ELESPECTAADOR.COM, 21 Jul 2013
Por: Álvaro Forero Tascón
El pesimismo nacional que reflejan las encuestas puede deberse al alto nivel de incertidumbre sobre el futuro del país generado por el cambio de las certezas de la guerra a los riesgos de la paz.
Que sólo el 33% de los colombianos considere (encuesta Gallup, junio) que el país va por buen camino, no se compadece con el hecho de que por primera vez en cincuenta años se ve luz al final del túnel del mayor problema nacional.

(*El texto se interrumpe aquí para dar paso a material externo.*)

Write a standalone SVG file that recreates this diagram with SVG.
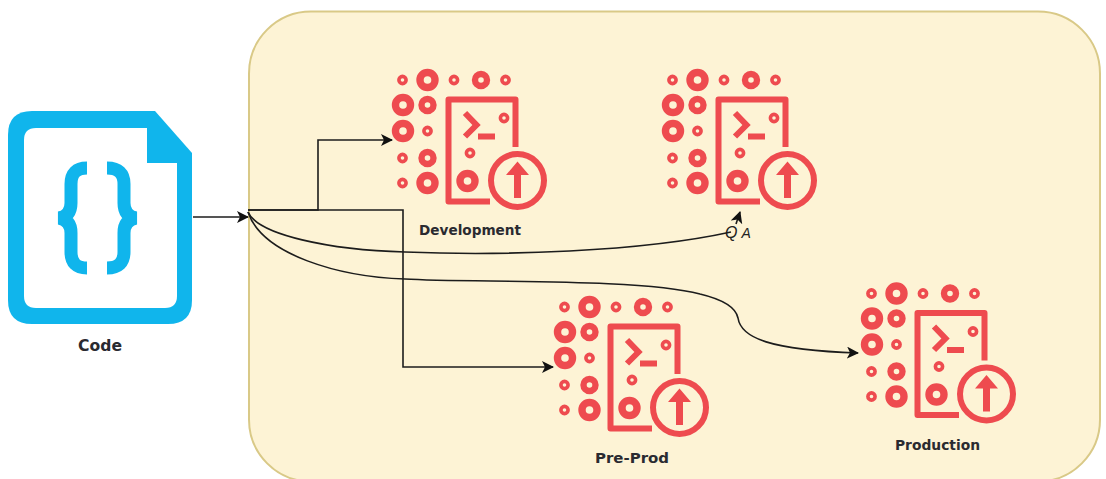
<svg xmlns="http://www.w3.org/2000/svg" width="1106" height="479" viewBox="0 0 1106 479">
<style>
.r{fill:none;stroke:#ee4b4f}
.s{stroke-width:3.6}.b{stroke-width:7.4}.m{stroke-width:6.4}
.ln{fill:none;stroke:#ee4b4f;stroke-width:6}
.c{fill:none;stroke:#1c1c1c;stroke-width:1.6}
.t{font-family:"DejaVu Sans",sans-serif;font-weight:bold;fill:#2a2a30}
</style>
<defs>
<marker id="a" markerUnits="userSpaceOnUse" markerWidth="14" markerHeight="14" refX="11" refY="6" orient="auto"><path d="M0 0L12 6L0 12L3 6Z" fill="#111"/></marker>
<g id="icon">
<g class="r s"><circle cx="22.500" cy="20" r="3.600"/><circle cx="74" cy="20" r="3.600"/><circle cx="125.500" cy="20" r="3.600"/><circle cx="22.500" cy="98" r="3.600"/><circle cx="22.500" cy="123" r="3.600"/><circle cx="47.500" cy="71" r="3.600"/><circle cx="90" cy="93" r="3.600"/><circle cx="124" cy="58" r="3.600"/></g>
<g class="r b"><circle cx="47.500" cy="20" r="7.500"/><circle cx="23" cy="45" r="7.500"/><circle cx="23" cy="71" r="7.500"/><circle cx="47.500" cy="123" r="7.500"/><circle cx="87.500" cy="121" r="7.500"/></g>
<g class="r m"><circle cx="101" cy="20" r="6"/><circle cx="47.500" cy="45" r="6"/><circle cx="47.500" cy="98" r="6"/></g>
<path class="ln" stroke-linejoin="round" d="M135.500 87V39.500H68.500V141.500H110"/>
<path class="ln" d="M85 53L96.500 65L85 76.500M98 76.500H115"/>
<circle class="ln" cx="137.500" cy="120.500" r="26.500"/>
<path d="M137.500 101.500L149 115H141V138H134V115H126Z" fill="#ee4b4f"/>
</g>
</defs>
<g id="env"><rect x="249" y="11.500" width="851" height="470" rx="62" fill="#fdf3d5" stroke="#d9c987" stroke-width="2"/></g>
<g id="code">
<path d="M32 111H155L192 153V300Q192 324 168 324H32Q8 324 8 300V135Q8 111 32 111Z" fill="#10b5ec"/>
<path d="M36 128Q24 128 24 140V296Q24 308 36 308H165Q177 308 177 296V163H147V128Z" fill="#fff"/>
<path d="M87 168Q71 168 71 184V203Q71 216 59 218Q71 220 71 233V252Q71 268 87 268" fill="none" stroke="#10b5ec" stroke-width="13"/>
<path d="M107 168Q124 168 124 184V203Q124 216 136 218Q124 220 124 233V252Q124 268 107 268" fill="none" stroke="#10b5ec" stroke-width="13"/>
<text class="t" x="78" y="351" font-size="15.500" textLength="44" lengthAdjust="spacingAndGlyphs">Code</text>
</g>
<g id="development"><use href="#icon" x="380" y="60"/><text class="t" x="419" y="235" font-size="13.500" textLength="102" lengthAdjust="spacingAndGlyphs">Development</text></g>
<g id="qa"><use href="#icon" x="650" y="60"/><text x="725" y="237.500" font-size="16" font-style="italic" font-family="'Liberation Sans',sans-serif" fill="#222">Q<tspan dx="4" font-size="14">A</tspan></text></g>
<g id="preprod"><use href="#icon" x="542" y="287"/><text class="t" x="595" y="463" font-size="14" textLength="74" lengthAdjust="spacingAndGlyphs">Pre-Prod</text></g>
<g id="production"><use href="#icon" x="849" y="273.500"/><text class="t" x="895" y="450" font-size="13.800" textLength="85" lengthAdjust="spacingAndGlyphs">Production</text></g>
<g id="connectors">
<path class="c" d="M193 217H248" marker-end="url(#a)"/>
<path class="c" d="M248 210H318V140H392" marker-end="url(#a)"/>
<path class="c" d="M248 210H403V367H553" marker-end="url(#a)"/>
<path class="c" d="M248 212C258 235 330 250 405 252C500 256 640 252 731 232"/>
<path class="c" d="M736 224L740 212" marker-end="url(#a)"/>
<path class="c" d="M248 212C262 255 340 277 405 279C470 283 640 278 700 294C725 300 736 308 738 318C741 338 770 350 858 353" marker-end="url(#a)"/>
</g>
</svg>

La incertidumbre tiende a generar ansiedad y duda, y reduce las certezas positivas que generan confianza, que es un requisito para el optimismo. Colombia venía de un largo período de autocomplacencia con el hecho de haber mejorado los niveles de seguridad, situación que le había permitido mejorar la certidumbre sobre el futuro. Una de las técnicas para descalificar al competidor es sembrar incertidumbre sobre los posibles resultados. Quizás nada perjudicó más a Antanas Mockus en las elecciones presidenciales anteriores que la incertidumbre que se generó sobre un eventual gobierno suyo.
Sin embargo, la incertidumbre es parte esencial del progreso. Como sostiene Ronald Heifetz, para liderar hay que romper el equilibrio existente, el statu quo. Para llegar a nuevos equilibrios, que es en el fondo lo que busca el liderazgo, primero hay que generar desequilibrios, y éstos producen incertidumbre. Cuando no lo hacen, o no se trata de cambios reales, o la fórmula es ineficaz. Los cambios profundos requieren procesos de adaptación, y a mayor cambio, mayor dificultad de adaptación.
La propuesta de autoridad logró fácilmente el consenso porque no implicaba grandes riesgos para los ciudadanos. La estrategia la ponía Estados Unidos; el grueso de los recursos iniciales, ese país y los más acaudalados con el impuesto de guerra; los muertos los seguían poniendo los campesinos pobres. El resultado era predecible: como no se buscaba solucionar el problema de la violencia, sino generar seguridad devolviendo a las Farc a sus zonas de influencia histórica para que no siguieran tocando las zonas urbanas, era fácil predecir mejoras notables. Por el contrario, la paz tiene un costo alto para los ciudadanos. Primero implica renunciar al odio por las Farc (que ha sido el factor de unidad ciudadana más eficaz en la historia colombiana), renunciar a la venganza militar y judicial, aceptar la participación política del enemigo, reconocer que se requieren ajustes en el modelo político, económico y social, y renunciar a la economía de guerra.
Pero los colombianos estarían más dispuestos a abandonar la falacia cómoda de que es más costosa la paz que la guerra, si tuvieran menores niveles de incertidumbre sobre el desenlace del proceso. En eso debe ayudar el Gobierno, porque el líder debe asegurarse de que sus seguidores cuenten con elementos que les permita construir la confianza que justifique los sacrificios. El discurso del pasado 20 de julio parece indicar que el presidente asumió la tarea de generar optimismo sobre la paz, de jugársela a fondo por el proceso. Falta que las Farc hagan lo propio. Reducir la incertidumbre no requiere silenciar los fusiles, por ahora, sino empezar a mostrar hechos y palabras de reconciliación. No se le puede pedir reconciliación a los ciudadanos si, primero, las Farc no se reconcilian con el país. Que sólo el 33% de los colombianos considere (encuesta Gallup, junio) que el país va por buen camino, no se compadece con el hecho de que por primera vez en cincuenta años se ve luz al final del túnel del mayor problema nacional.